Ol' Tom, a killer whale who's been spotted with some regularity off the coast of Nova Scotia over the last eight years, was seen Saturday on a whale watching expedition near Brier Island.
Shelley Lonergan, the research coordinator with Brier Island Whale and Seabird Cruises, said it's been almost one year since Ol' Tom was last seen.
"Orcas [killer whales] are normally pod oriented, so they usually are in groups. This orca has been by himself since we first saw him in 2008. It's the same individual that we keep seeing from time to time," she said.
Brier Island Whale and Seabird Cruises posted this video of the sighting to its Facebook page.
There's another thing about Ol' Tom sightings that make them unusual.

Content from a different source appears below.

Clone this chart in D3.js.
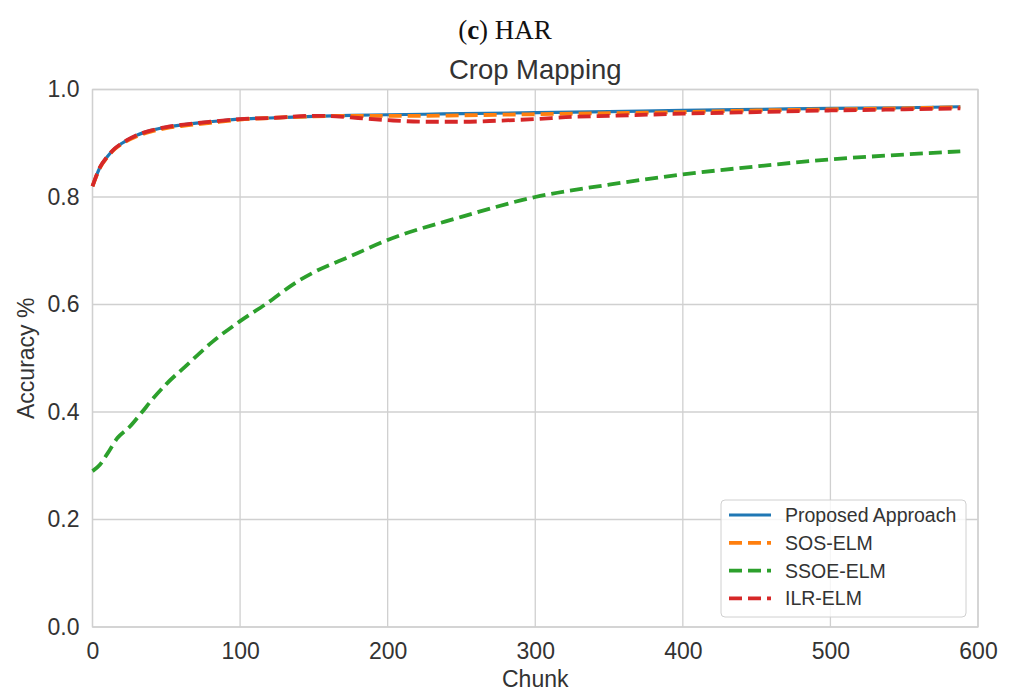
<!DOCTYPE html>
<html><head><meta charset="utf-8">
<script src="https://cdn.jsdelivr.net/npm/d3@7"></script>
<style>body{margin:0;background:#fff}svg{display:block}</style>
</head><body>
<svg id="c" width="1011" height="693"></svg>
<script>
const seriesNames = ["Proposed Approach","SOS-ELM","SSOE-ELM","ILR-ELM"];
const seriesColors = ["#1f77b4","#ff7f0e","#2ca02c","#d62728"];
const xTicks = [0,100,200,300,400,500,600];
const yTicks = [0.0,0.2,0.4,0.6,0.8,1.0];

const proposedX = [0,5,10,15,20,30,40,50,60,80,100,120,150,175,200,225,250,300,350,400,450,500,550,588];
const proposedY = [0.82,0.855,0.875,0.89,0.90,0.915,0.924,0.93,0.934,0.94,0.945,0.947,0.950,0.952,0.953,0.954,0.955,0.957,0.959,0.961,0.963,0.965,0.966,0.968];

const sosX = [0,5,10,15,20,30,40,50,60,80,100,120,150,175,200,225,250,300,350,400,450,500,550,588];
const sosY = [0.82,0.854,0.874,0.889,0.899,0.913,0.922,0.928,0.932,0.938,0.944,0.947,0.950,0.951,0.951,0.951,0.952,0.954,0.956,0.958,0.961,0.963,0.965,0.967];

const ssoeX = [0,5,10,17,25,33,41,50,63,81,100,117,139,150,175,200,250,300,350,400,450,500,550,588];
const ssoeY = [0.29,0.302,0.322,0.352,0.372,0.398,0.425,0.452,0.485,0.530,0.569,0.600,0.643,0.660,0.690,0.720,0.763,0.800,0.823,0.842,0.857,0.870,0.879,0.885];

const ilrX = [0,5,10,15,20,30,40,50,60,80,100,120,150,165,180,200,225,250,275,300,325,350,400,450,500,550,588];
const ilrY = [0.82,0.855,0.875,0.89,0.90,0.915,0.924,0.93,0.934,0.94,0.945,0.947,0.951,0.950,0.947,0.943,0.940,0.940,0.942,0.945,0.949,0.951,0.955,0.958,0.961,0.963,0.965];

const allX = [proposedX, sosX, ssoeX, ilrX];
const allY = [proposedY, sosY, ssoeY, ilrY];

const svg = d3.select("#c");
const L = 92.5, R = 978, T = 89.5, B = 627;
const x = d3.scaleLinear().domain([0,600]).range([L,R]);
const y = d3.scaleLinear().domain([0,1]).range([B,T]);
const grid = "#d0d0d0";
const txt = "#333";
const sans = "'Liberation Sans', Arial, sans-serif";

// grid
svg.append("g").selectAll("line").data(xTicks).join("line")
  .attr("x1",d=>x(d)).attr("x2",d=>x(d)).attr("y1",T).attr("y2",B)
  .attr("stroke",grid).attr("stroke-width",1.3);
svg.append("g").selectAll("line").data(yTicks).join("line")
  .attr("x1",L).attr("x2",R).attr("y1",d=>y(d)).attr("y2",d=>y(d))
  .attr("stroke",grid).attr("stroke-width",1.3);
svg.append("rect").attr("x",L).attr("y",T).attr("width",R-L).attr("height",B-T)
  .attr("fill","none").attr("stroke",grid).attr("stroke-width",1.3);

// axes
const xAxis = d3.axisBottom(x).tickValues(xTicks).tickSize(0).tickPadding(16).tickFormat(d3.format("d"));
const gx = svg.append("g").attr("transform",`translate(0,${B})`).call(xAxis);
gx.select(".domain").remove();
gx.selectAll("text").attr("font-family",sans).attr("font-size",23).attr("fill",txt);
const yAxis = d3.axisLeft(y).tickValues(yTicks).tickSize(0).tickPadding(13).tickFormat(d3.format(".1f"));
const gy = svg.append("g").attr("transform",`translate(${L},0)`).call(yAxis);
gy.select(".domain").remove();
gy.selectAll("text").attr("font-family",sans).attr("font-size",23).attr("fill",txt);

// labels
svg.append("text").attr("x",(L+R)/2).attr("y",687).attr("text-anchor","middle")
  .attr("font-family",sans).attr("font-size",23).attr("fill",txt).text("Chunk");
svg.append("text").attr("transform",`translate(34,${(T+B)/2}) rotate(-90)`).attr("text-anchor","middle")
  .attr("font-family",sans).attr("font-size",23).attr("fill",txt).text("Accuracy %");
svg.append("text").attr("x",(L+R)/2).attr("y",79).attr("text-anchor","middle")
  .attr("font-family",sans).attr("font-size",27.5).attr("fill",txt).text("Crop Mapping");
const t1 = svg.append("text").attr("x",505).attr("y",39).attr("text-anchor","middle")
  .attr("font-family","'Liberation Serif', 'Times New Roman', serif").attr("font-size",27).attr("fill","#111");
t1.append("tspan").text("(");
t1.append("tspan").attr("font-weight","bold").text("c");
t1.append("tspan").text(") HAR");

// lines
const dashes = [null,"13,6","13,6","13,6"];
const widths = [3.2,3.8,3.8,3.8];
[0,1,2,3].forEach(i=>{
  const pts = allX[i].map((v,k)=>[v,allY[i][k]]);
  const line = d3.line().x(d=>x(d[0])).y(d=>y(d[1])).curve(d3.curveMonotoneX);
  svg.append("path").datum(pts).attr("d",line).attr("fill","none")
    .attr("stroke",seriesColors[i]).attr("stroke-width",widths[i])
    .attr("stroke-dasharray",dashes[i]);
});

// legend
const lg = svg.append("g");
lg.append("rect").attr("x",721).attr("y",500).attr("width",245).attr("height",117).attr("rx",4)
  .attr("fill","#fff").attr("fill-opacity",0.8).attr("stroke","#d0d0d0").attr("stroke-width",1);
seriesNames.forEach((n,i)=>{
  const yy = 515 + i*27.8;
  lg.append("line").attr("x1",729).attr("x2",771).attr("y1",yy).attr("y2",yy)
    .attr("stroke",seriesColors[i]).attr("stroke-width",widths[i]).attr("stroke-dasharray",dashes[i]?"13,6":null);
  lg.append("text").attr("x",785).attr("y",yy+7).attr("font-family",sans)
    .attr("font-size",19.5).attr("fill",txt).text(n);
});
</script>
</body></html>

"Every time we see him, he's been accompanied by dolphins, so that's quite interesting in itself," said Lonergan.
That's because killer whales have been known to eat dolphins from time to time.
Lonergan said there were about 20 to 30 dolphins with Ol' Tom yesterday.
Markings that identify Ol' Tom
Asked how she's sure the sighting was of Ol' Tom, Lonergan says he has markings that identify him, one of which is a little nick about one-third of the way down his dorsal fin. As well, on the back of a killer whale's dorsal fin, there's a white patch that's unique to each whale.
The sighting was originally made by the whale watching company's owner, who spotted Ol' Tom from land and let the crew know where to find him.
"On a clear day, you can see them five miles away," said Lonergan.
She said she isn't sure what keeps bringing Ol' Tom back.
He's been sighted off Grand Manan, as well as Yarmouth and throughout the Bay of Fundy.